Il nuovo piano operativo del comune di Prato – circa duecentomila abitanti con oltre quarantamila cinesi e ventimila islamici, più un’altra ventina di etnie diverse, ha molto di vecchio. Insomma di cose già sentite e discusse e in parte criticate nel bene e nel male. Due gli aspetti che saltano all’occhio: una totale incuria per la parte della città in zona stazione-lungobisenzio, dove il pacciume dei magazzini al Ponte Petrino e quello dello scalo merci, passano inosservati. Assoluta dimenticanza della zona etrusca della quale sembra ci si vergogni, come d’altronde in città ci si vergogna sempre di quello che è cultura. E si vede bene: Per il domani non Ci sono idee. Neppure elementari, come cercare di unire la città alla zona ex Alcali che si perde fra laghetti-pozzanghere e
Pericoloso isolamento.
Ma torniamo in strada: dimenticata del tutto una risistemazione della seconda parte di viale Montegrappa, ormai strascurato parcheggio di auto su tre file, e del tutto ignorata la parte lungo Bisenzio di Viale Marconi: l’unica cosa interessante del tratto zingari-nomadi ormai residenti e dello sciagurato spazio fiera raccoglitore di tutto, non è stato previsto niente. Eppure è uno degli ingessi di questa città che resta ostinatamente paese, nelle idee, nei programmi, nelle realizzazioni e aspirazioni. Peccato.
Ignorata totalmente piazza Mercatale, possente presenza medioevale che ambirebbe ad essere il cuore della movida cittadina, ma alla quale non si è posto mente in questo piano operativo. Nemmeno si è pensato a una targa commemorativa per ricordare che al Canto alle Tre Gore è nato l’uomo che ha tramandato al mondo il segreto della ‘Commedia dell’arte’: Evaristo Gherardi, che agli albori del Seicento ebbe come padrino un Inghirami e neonato fu ospitato nella sua casa in via Dell’Accademia. Chi è Gherardi? Uno dei più importanti interpreti di Arlecchino sul palcoscenico del Palais de Bourgogne, a Parigi. Puttanate per la nostra amministrazione, chiusa a riccio nella sua vacua renzianità. Insomma se Matteo non lo dice la cosa non esiste.

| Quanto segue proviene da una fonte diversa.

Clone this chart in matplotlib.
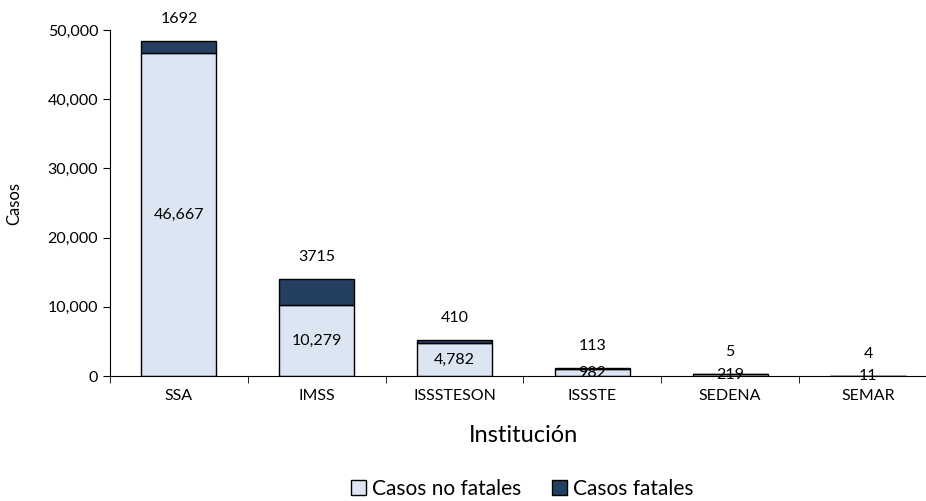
import numpy as np
import matplotlib.pyplot as plt
from matplotlib.ticker import FuncFormatter, FixedLocator

plt.rcParams['font.family'] = ['Lato', 'DejaVu Sans']

instituciones = ['SSA', 'IMSS', 'ISSSTESON', 'ISSSTE', 'SEDENA', 'SEMAR']
no_fatales = [46667, 10279, 4782, 982, 219, 11]
fatales = [1692, 3715, 410, 113, 5, 4]

x = np.arange(len(instituciones))
light = '#dce6f2'
dark = '#243f60'

fig = plt.figure(figsize=(9.26, 5.01), dpi=100)
ax = fig.add_axes([0.1188, 0.2495, 0.893, 0.6905])

b1 = ax.bar(x, no_fatales, width=0.545, color=light, edgecolor='black', linewidth=1, label='Casos no fatales')
b2 = ax.bar(x, fatales, width=0.545, bottom=no_fatales, color=dark, edgecolor='black', linewidth=1, label='Casos fatales')

for i in range(len(x)):
    ax.text(x[i], no_fatales[i] / 2, f'{no_fatales[i]:,}', ha='center', va='center', fontsize=11.5)
    ax.annotate(str(fatales[i]), (x[i], no_fatales[i] + fatales[i]), xytext=(0, 16),
                textcoords='offset points', ha='center', va='center', fontsize=11.5)

ax.set_xlim(-0.5, 5.5)
ax.set_ylim(0, 50000)
ax.set_yticks(range(0, 50001, 10000))
ax.yaxis.set_major_formatter(FuncFormatter(lambda v, p: f'{int(v):,}'))
ax.set_xticks(x)
ax.set_xticklabels(instituciones)
ax.xaxis.set_minor_locator(FixedLocator(np.arange(-0.5, 6, 1.0)))
ax.tick_params(axis='x', which='major', length=0, labelsize=11.5, pad=9)
ax.tick_params(axis='x', which='minor', length=5, direction='out')
ax.tick_params(axis='y', length=5, labelsize=11.5)

ax.spines['top'].set_visible(False)
ax.spines['right'].set_visible(False)

ax.set_ylabel('Casos', fontsize=12, labelpad=18)
ax.set_xlabel('Institución', fontsize=17, labelpad=16)

fig.legend(handles=[b1, b2], loc='lower center', bbox_to_anchor=(0.564, -0.033), ncol=2,
           frameon=False, fontsize=15, handlelength=0.7, handleheight=0.7,
           handletextpad=0.3, columnspacing=1.5)

fig.savefig('out.png', dpi=100)
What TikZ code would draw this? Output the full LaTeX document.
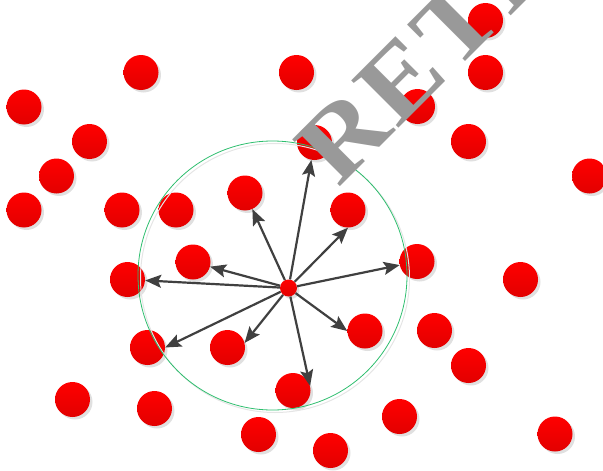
\documentclass[tikz,border=0pt]{standalone}
\usepackage{fontspec}
\setmainfont{Liberation Serif}
\usetikzlibrary{arrows.meta,shadows}
\definecolor{dotbot}{RGB}{226,0,0}
\definecolor{ringgreen}{RGB}{46,190,110}
\definecolor{arrowgray}{RGB}{64,64,64}
\definecolor{textgray}{RGB}{153,153,153}
\begin{document}
\begin{tikzpicture}[x=1pt,y=-1pt,
  dot/.style={circle, inner sep=0pt, minimum size=35pt, draw=none,
    top color=red, bottom color=dotbot,
    drop shadow={shadow xshift=2.5pt, shadow yshift=-2.5pt, fill=black, opacity=0.12}},
  ring/.style={circle, inner sep=0pt, minimum size=269pt, draw=ringgreen, line width=0.8pt},
  ringshadow/.style={circle, inner sep=0pt, minimum size=269pt, draw=black!10, line width=1pt},
  arr/.style={draw=arrowgray, line width=2.2pt, -{Stealth[length=16pt, width=13pt, inset=3pt]}},
  title/.style={rotate=45, xscale=1.1, anchor=base west, inner sep=0pt, text=textgray,
    font=\fontsize{102}{102}\selectfont\bfseries\addfontfeatures{LetterSpace=3}}]
\useasboundingbox (0,0) rectangle (603,471);
\clip (0,0) rectangle (603,471);
\foreach \i/\x/\y in {
  1/141/72.5, 2/296.5/72.5, 3/24/107, 4/89.5/141.5, 5/56.5/176, 6/24/210,
  7/122/210, 8/176/210, 9/245/193, 10/314.5/142.5, 11/348/210, 12/417.5/106.5,
  13/485.5/72.5, 14/485.5/20.5, 15/468.5/141.5, 16/589.5/176, 17/193/262,
  18/127.5/279.5, 19/417/261.5, 20/520.5/279.5, 21/147.5/347.5, 22/227.5/347.5,
  23/365/331, 24/434.5/330.5, 25/468.5/365.5, 26/72.5/399.5, 27/154.5/408.5,
  28/293/390.5, 29/399.5/416.5, 30/258.5/434.5, 31/330.5/450.5, 32/555/434}
  {\node[dot] (d\i) at (\x,\y) {};}
\node[ringshadow] (rs) at (275,278) {};
\node[ring] (ring) at (272.5,275.5) {};
\node[dot, minimum size=17pt] (c) at (288.5,288) {};
\draw[arr] (c) -- (d10);
\draw[arr] (c) -- (d9);
\draw[arr] (c) -- (d11.south);
\draw[arr] (c) -- (d19);
\draw[arr] (c) -- (d17);
\draw[arr] (c) -- (d18);
\draw[arr] (c) -- (d21.east);
\draw[arr] (c) -- (d22.15);
\draw[arr] (c) -- (d23.west);
\draw[arr] (c) -- (d28.15);
\node[title] (t) at (338,189) {RETI};
\end{tikzpicture}
\end{document}
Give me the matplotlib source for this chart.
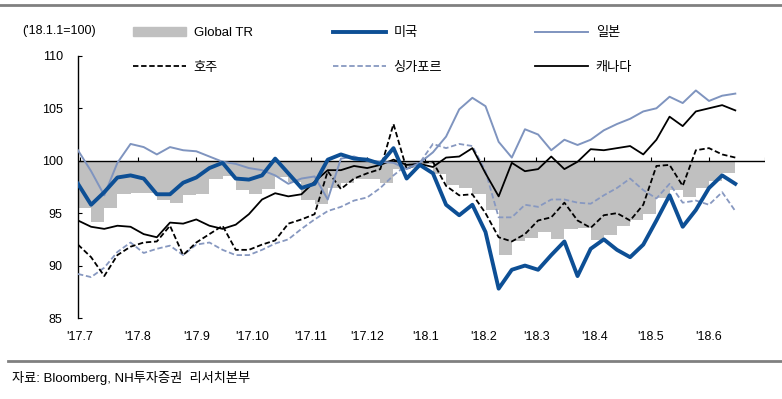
import matplotlib
matplotlib.use('Agg')
import matplotlib.pyplot as plt
from matplotlib.lines import Line2D
from matplotlib.patches import Patch
from matplotlib import font_manager
import pandas as pd

# Datos semanales ('18.1.1 = 100)
fechas = pd.date_range('2017-06-30', periods=51, freq='7D')

global_tr = [95.5, 94.2, 95.5, 96.8, 96.9, 96.9, 96.3, 96.0, 96.7, 96.8,
             98.3, 98.5, 97.2, 96.8, 97.3, 98.4, 98.0, 96.3, 95.9, 97.4,
             97.9, 98.3, 98.3, 97.9, 99.2, 99.3, 99.7, 98.7, 97.7, 97.4,
             96.8, 95.3, 91.0, 92.3, 92.6, 93.2, 92.5, 93.5, 93.6, 92.4,
             92.9, 93.8, 94.3, 94.9, 96.4, 97.2, 96.5, 97.4, 98.1, 98.8,
             99.5]
usa = [97.8, 95.8, 97.0, 98.4, 98.6, 98.3, 96.8, 96.8, 97.9, 98.4,
       99.3, 99.8, 98.3, 98.2, 98.6, 100.2, 98.8, 97.4, 97.8, 100.1,
       100.6, 100.2, 100.1, 99.7, 101.2, 98.3, 99.6, 98.8, 95.8, 94.8,
       95.8, 93.2, 87.8, 89.6, 90.0, 89.6, 91.0, 92.3, 89.0, 91.6,
       92.5, 91.5, 90.8, 92.0, 94.3, 96.7, 93.7, 95.3, 97.4, 98.6,
       97.8]
japon = [101.0, 99.0, 96.7, 99.8, 101.6, 101.3, 100.6, 101.3, 101.0, 100.9,
         100.4, 99.9, 99.7, 99.3, 99.1, 98.6, 97.8, 98.3, 98.5, 96.3,
         100.2, 100.4, 100.0, 99.9, 99.8, 99.2, 99.8, 100.8, 102.3, 104.9,
         106.0, 105.2, 101.8, 100.3, 103.0, 102.5, 101.0, 102.0, 101.5, 102.0,
         102.9, 103.5, 104.0, 104.7, 105.0, 106.1, 105.5, 106.7, 105.7, 106.2,
         106.4]
australia = [92.0, 90.8, 89.0, 91.0, 91.8, 92.2, 92.3, 93.8, 91.0, 92.2,
             93.0, 93.8, 91.5, 91.5, 92.0, 92.4, 94.0, 94.4, 94.9, 99.0,
             97.3, 98.3, 98.8, 99.2, 103.5, 99.2, 99.8, 99.9, 97.6, 96.7,
             96.8, 95.0, 92.7, 92.3, 93.0, 94.3, 94.6, 96.0, 94.3, 93.6,
             94.8, 95.0, 94.3, 95.8, 99.5, 99.6, 97.6, 101.0, 101.2, 100.6,
             100.3]
singapur = [89.2, 88.9, 89.8, 91.3, 92.2, 91.2, 91.6, 91.9, 91.0, 92.0,
            92.2, 91.5, 91.0, 91.0, 91.5, 92.1, 92.5, 93.5, 94.4, 95.2,
            95.6, 96.2, 96.5, 97.4, 98.6, 99.6, 99.8, 101.6, 101.2, 101.6,
            101.4, 99.0, 94.6, 94.6, 95.8, 95.6, 96.3, 96.3, 96.0, 95.9,
            96.7, 97.4, 98.3, 97.2, 96.4, 97.8, 96.0, 96.2, 95.8, 97.0,
            95.2]
canada = [94.3, 93.7, 93.5, 93.8, 93.7, 93.0, 92.7, 94.1, 94.0, 94.4,
          93.8, 93.5, 93.9, 94.9, 96.3, 96.9, 96.6, 96.8, 98.0, 99.1,
          99.1, 99.5, 99.3, 99.6, 100.1, 99.6, 99.7, 99.4, 100.3, 100.4,
          101.2, 98.8, 96.6, 99.8, 99.0, 99.2, 100.4, 99.2, 99.9, 101.1,
          101.0, 101.2, 101.4, 100.6, 102.0, 104.2, 103.3, 104.7, 105.0, 105.3,
          104.8]

meses = pd.date_range('2017-07-01', '2018-07-01', freq='MS')
etiquetas_meses = ["'17.7", "'17.8", "'17.9", "'17.10", "'17.11", "'17.12",
                   "'18.1", "'18.2", "'18.3", "'18.4", "'18.5", "'18.6"]

# Fuentes: estrecha para latin, CJK para coreano
nombres = {f.name for f in font_manager.fontManager.ttflist}
base = 'Liberation Sans Narrow' if 'Liberation Sans Narrow' in nombres else 'Liberation Sans'
plt.rcParams['font.family'] = [base, 'Noto Sans CJK KR']

C_USA = '#0d4f95'
C_JAPON = '#7f94bf'
C_SING = '#8798c0'
C_GRIS = '#c0c0c0'

fig = plt.figure(figsize=(7.82, 3.99), dpi=100)
ax = fig.add_axes([0.0997, 0.203, 0.879, 0.657])

ax.fill_between(fechas, global_tr, 100, step='post', color=C_GRIS, lw=0)
ax.axhline(100, color='black', lw=1.0, zorder=2)
ax.vlines(meses, 100, 100.4, color='black', lw=0.8, zorder=2)

ax.plot(fechas, singapur, color=C_SING, lw=1.3, ls=(0, (3, 1.5)), zorder=3)
ax.plot(fechas, australia, color='black', lw=1.3, ls=(0, (3, 1.5)), zorder=3)
ax.plot(fechas, canada, color='black', lw=1.3, zorder=3)
ax.plot(fechas, japon, color=C_JAPON, lw=1.4, zorder=4)
ax.plot(fechas, usa, color=C_USA, lw=2.8, zorder=5)

ax.set_xlim(pd.Timestamp('2017-06-30'), pd.Timestamp('2018-07-01'))
ax.set_ylim(85, 110)
ax.set_yticks([85, 90, 95, 100, 105, 110])
ax.set_xticks(meses[:-1])
ax.set_xticklabels(etiquetas_meses)
ax.tick_params(axis='x', length=0, pad=9, labelsize=9)
ax.tick_params(axis='y', direction='in', length=3, pad=11, labelsize=9)
for lado in ['top', 'right', 'bottom']:
    ax.spines[lado].set_visible(False)
ax.spines['left'].set_linewidth(1.0)

# Leyenda en tres columnas
columnas = [
    ([Patch(color=C_GRIS), Line2D([], [], color='black', lw=1.3, ls=(0, (3, 1.5)))],
     ['Global TR', '호주'], 133),
    ([Line2D([], [], color=C_USA, lw=2.8), Line2D([], [], color=C_SING, lw=1.3, ls=(0, (3, 1.5)))],
     ['미국', '싱가포르'], 333),
    ([Line2D([], [], color=C_JAPON, lw=1.4), Line2D([], [], color='black', lw=1.3)],
     ['일본', '캐나다'], 535),
]
for handles, labels, x in columnas:
    fig.legend(handles, labels, loc='upper left', bbox_to_anchor=(x / 782, 1 - 27 / 399),
               frameon=False, fontsize=9.5, handlelength=4.0, handletextpad=0.6,
               labelspacing=1.7, borderpad=0, borderaxespad=0)

fig.text(22 / 782, 1 - 31 / 399, "('18.1.1=100)", fontsize=9, va='center', ha='left')
fig.text(12 / 782, 1 - 378 / 399, '자료: Bloomberg, NH투자증권  리서치본부', fontsize=9.5,
         va='center', ha='left')

fig.add_artist(Line2D([0, 1], [1 - 5 / 399, 1 - 5 / 399], transform=fig.transFigure,
                      color='#808080', lw=2))
fig.add_artist(Line2D([8 / 782, 1], [1 - 361 / 399, 1 - 361 / 399], transform=fig.transFigure,
                      color='#808080', lw=2))

fig.savefig('out.png', dpi=100)
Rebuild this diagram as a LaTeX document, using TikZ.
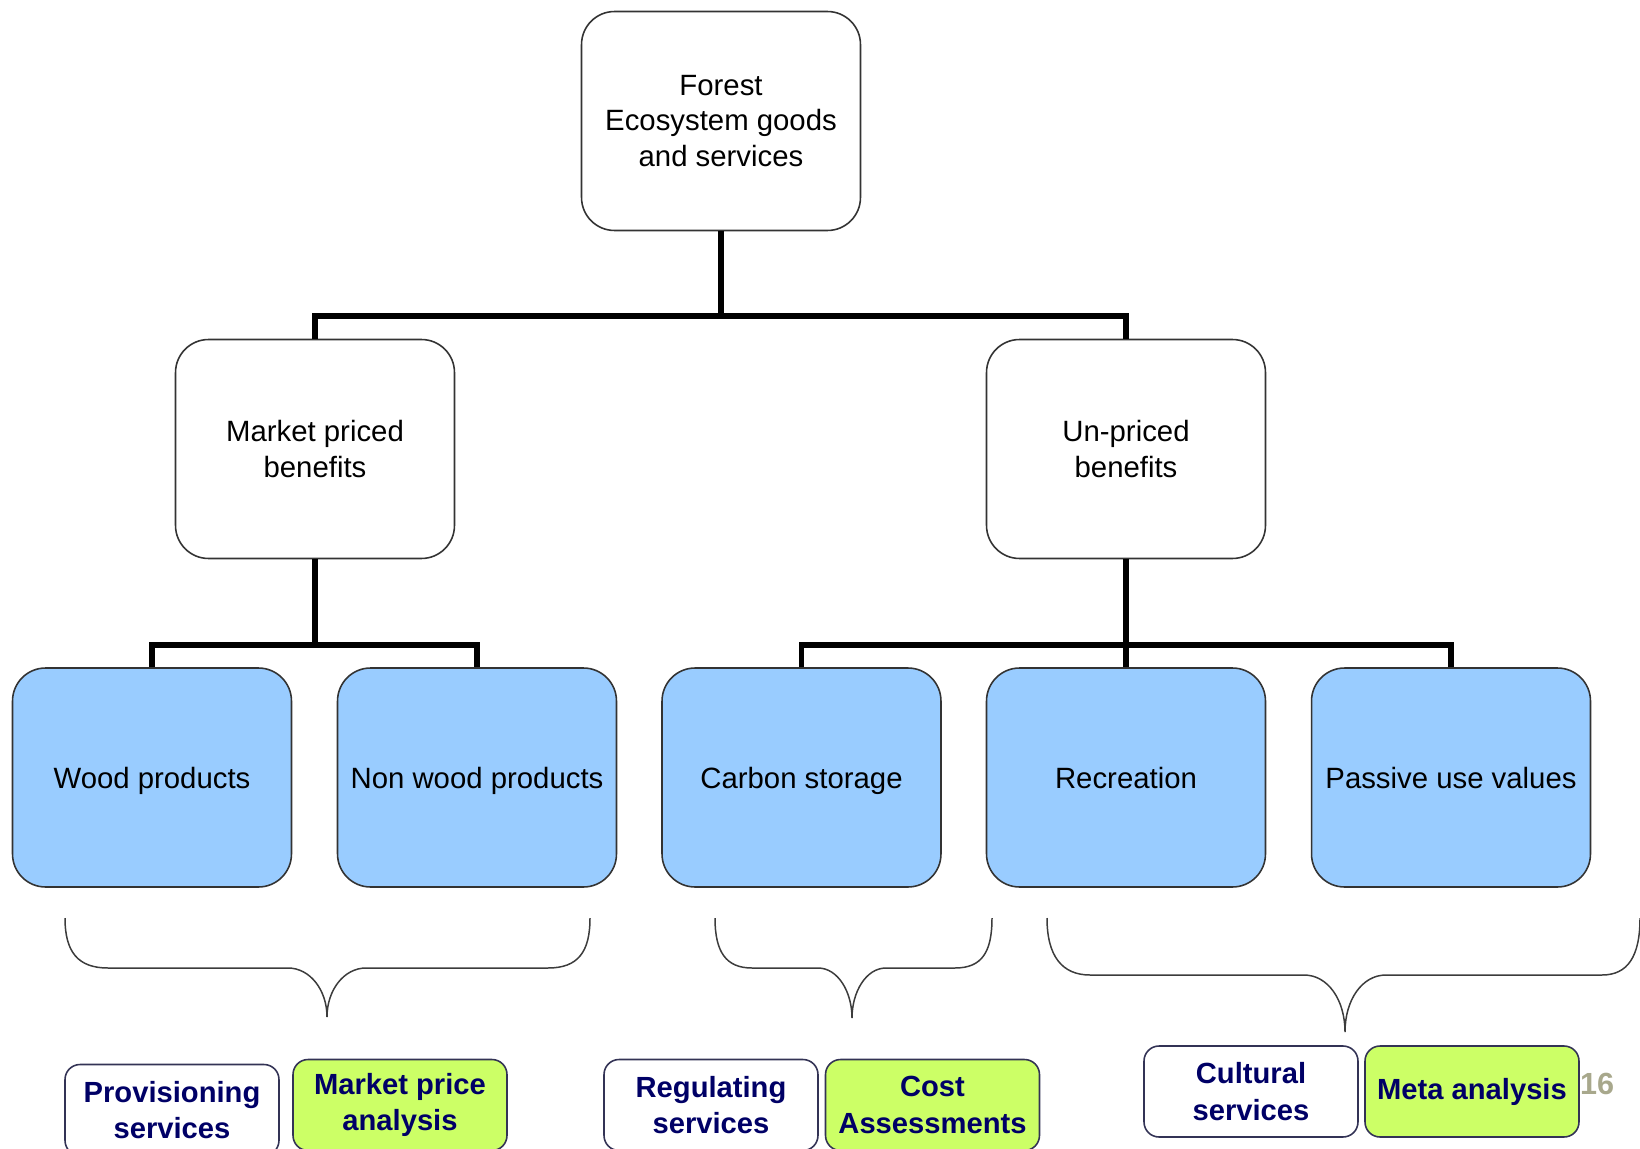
\documentclass[tikz,border=0pt]{standalone}
\usepackage{fontspec}
\setmainfont{Liberation Sans}
\usepackage{tikz}
\usetikzlibrary{positioning,calc}
\definecolor{colorblue}   {RGB}{153,204,255}
\definecolor{colorgreen}  {RGB}{204,255,102}
\definecolor{colornavy}   {RGB}{  0,  0,102}
\definecolor{colorframe}  {RGB}{ 51, 51, 85}
\definecolor{colorbrace}  {RGB}{ 60, 60, 60}
\definecolor{colorpage}   {RGB}{168,168,140}

\begin{document}
\begin{tikzpicture}[
    x=0.02cm, y=-0.02cm,
    box/.style={draw=black!80,line width=0.9pt,rounded corners=0.66cm,
        minimum width=5.58cm,minimum height=4.38cm,inner sep=0pt,align=center,
        font={\fontsize{16.7}{20.2}\selectfont}},
    plain/.style={box,fill=white},
    good/.style={box,fill=colorblue,text height=12pt,text depth=0pt},
    service/.style={draw=colorframe,line width=0.9pt,rounded corners=0.3cm,
        minimum width=4.28cm,minimum height=1.82cm,inner sep=0pt,align=center,
        text=colornavy,font={\fontsize{16.6}{20.8}\selectfont\bfseries}},
    method/.style={service,fill=colorgreen},
    link/.style={line width=3.4pt},
    brace/.style={draw=colorbrace,line width=0.85pt}
]
    \useasboundingbox (0,0) rectangle (1640,1149);
    \clip (0,0) rectangle (1640,1149);

    % Top
    \node[plain] (forest) at (721,121) {Forest\\Ecosystem goods\\and services};

    % Second level
    \node[plain] (market) at (315,449) {Market priced\\benefits};
    \node[plain] (unpriced) at (1126,449) {Un-priced\\benefits};

    % Third level
    \node[good] (wood) at (152,777.5) {Wood products};
    \node[good] (nonwood) at (477,777.5) {Non wood products};
    \node[good] (carbon) at (801.5,777.5) {Carbon storage};
    \node[good] (recreation) at (1126,777.5) {Recreation};
    \node[good] (passive) at (1451,777.5) {Passive use values};

    % Tree lines
    \coordinate (bartop) at (721,316);
    \coordinate (barleft) at (315,645);
    \coordinate (barright) at (1126,645);
    \draw[link] (forest.south) -- (bartop);
    \draw[link] (bartop) -| (market.north);
    \draw[link] (bartop) -| (unpriced.north);
    \draw[link] (market.south) -- (barleft);
    \draw[link] (barleft) -| (wood.north);
    \draw[link] (barleft) -| (nonwood.north);
    \draw[link] (unpriced.south) -- (recreation.north);
    \draw[link] (barright) -| (carbon.north);
    \draw[link] (barright) -| (passive.north);

    % Braces
    \draw[brace] (65,918) .. controls (65,952) and (78,968) .. (108,968) -- (288,968)
        .. controls (310,968) and (327,990) .. (327,1017)
        .. controls (327,990) and (344,968) .. (366,968) -- (548,968)
        .. controls (578,968) and (590,952) .. (590,918);
    \draw[brace] (715,918) .. controls (715,952) and (726,968) .. (752,968) -- (818,968)
        .. controls (838,968) and (852,992) .. (852,1018)
        .. controls (852,992) and (866,968) .. (886,968) -- (955,968)
        .. controls (982,968) and (992,952) .. (992,918);
    \draw[brace] (1047,918) .. controls (1047,956) and (1062,975) .. (1090,975) -- (1304,975)
        .. controls (1328,975) and (1345,1000) .. (1345,1032)
        .. controls (1345,1000) and (1362,975) .. (1386,975) -- (1602,975)
        .. controls (1628,975) and (1640,956) .. (1640,918);

    % Services and methods
    \node[service] (provisioning) at (172,1110) {Provisioning\\services};
    \node[method] (marketprice) at (400,1105) {Market price\\analysis};
    \node[service] (regulating) at (711,1105) {Regulating\\services};
    \node[method] (cost) at (932.5,1105) {Cost\\Assessments};
    \node[service] (cultural) at (1251,1091.5) {Cultural\\services};
    \node[method] (meta) at (1472,1091.5) {Meta analysis};

    % Page number
    \node[text=colorpage,font={\fontsize{17.4}{20}\selectfont\bfseries},inner sep=0pt] (page) at (1597,1084) {16};

\end{tikzpicture}
\end{document}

Fra le cose ignorate, la Banci, meravigliosa struttura che se non ci mettiamo mano diventa un rudere: una serie di strutture in vetro e cemento alla Wright, che avrebbero veramente potuto essere un centro d’arte e di conferenze, un museo o qualsivoglia cosa atta a portare una ventata di rinnovamento città
E veniamo alle novità, se tali si possono definire: al posto del vecchio ospedale – mai tanto rimpianto da quando è arrivato il nuovo sottostimato come posti letto e strutture – sorgerà l’ormai noto parco cittadino tanto verde, tanto cemento, tanti sogni, tanto spazio raccoglitore di degrado e malavita (ricordo che si volevano buttare giù i quattro alberi di Piazza Mercatale perché attrattori di drogati e prostitute). Accanto al verde, una parte sarà destinata ad abitazioni civili e botteghe, e tutto attorno al prato, vasta, sorgeranno negozi, (quali non si sa visto che in città non ne esistono quasi più) ristoranti e così via.
Bello? Forse sì, chi sa? Ma vista l’attività dei nostri vigili urbani, chi controllerà, stabilito ormai da tempo che non escono dalla cinta murata, se escono?
Al Soccorso alea acta est, il dado è tratto. Si passa sottoterra, un lungo sottopassaggio destinato alle auto, e sopra un lungo giardino parco-cemento – almeno così pare – che sconsiglio fin da ora di traversare di notte. Sottoterra si dovrà fare un lavoro immenso se non si vuole che l’acqua, che lì è di casa quasi in superfice, non inondi il tunnel. Ci auguriamo che le nuove ingegnerie ci diano una mano.
Poi? Poi… sì Piazza Landini, ma già c’è, come già c’è piazza Iolo. Il resto è nei sogni degli amministratori del futuro, che ci auguriamo, vorranno avere più idee, più orgoglio e più dedizione degli attuali. Pensare meno alla politica e più all’amministrazione. Aprendo anche alle idee della gente. Per ora va detto che si è persa l’ennesima occasione. Incapacità o noncuranza?
Dimenticavo: ci saranno ritocchi al Macrolotto Zero.
Tra le dee che non ci sono e che non si vogliono affrontare restano le mancate strutture per l’emigrazione. Accogliere non vuol dire lasciare che gi accolti dormano sotto i ponti, o rubino per spravvivvere. Troviamo loro strutture d’accoglienza vera, e un lavoro: sulle le strade, nei giardini, nei parchi o là dove è possibile, fra i troppi lavori che noi ‘signori’ non vogliamo più fare.